Long experience has proved that water properly applied is still the best medium for extinguishing jute fires. Because of the rapidity with which such fires can spread, prompt and efficient first aid action is very important. Employees are usually on the spot to take the necessary action in the event of fire in the process departments.

Jute mills are invaribly equipped with the hand appliance i.e. extinguishers and buckets. Hand appliances in-fact, play very important roles in preventing the fire from spreading at the inception. Average worker in a jute mill knows the operation of extinguishers and there is a tendency to use sufficient numbers of extinguishers in case of a very small fire.

All the jute mills in our country barring a few are protected by external hydrant system with separate pumps.
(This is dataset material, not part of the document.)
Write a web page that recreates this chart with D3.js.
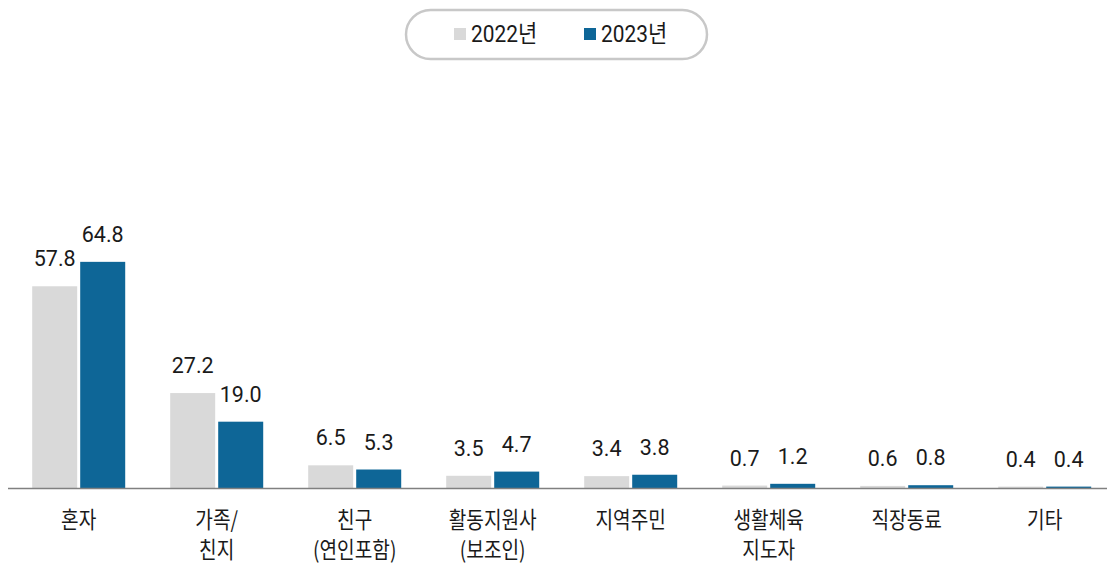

Discounts from fire insurance premiums are sanctioned if the installation comply with the standards laid down in Fire Protection Manual published by the Tariff Advisory Committee. It is to be mentioned here that the discounts on account of fire protection installation are withdrawn in case of poor maintenance of installations, since, such installation will not be of any use in event of outbreak of a fire.

Apart from hand appliances and hydrant installations, a large majority of the mills are having automatic sprinkler installation for the protection of the manufacturing departments as well as jute godowns. The automatic sprinkler as its name implies is a device for automatically distributing water upon a fire in sufficient quantities in order to extinguish it or hold it in check if the fire is located where it is not possible for the water jets to reach. Structural damage by fire is likely to be relatively slight when sprinklers are in operations.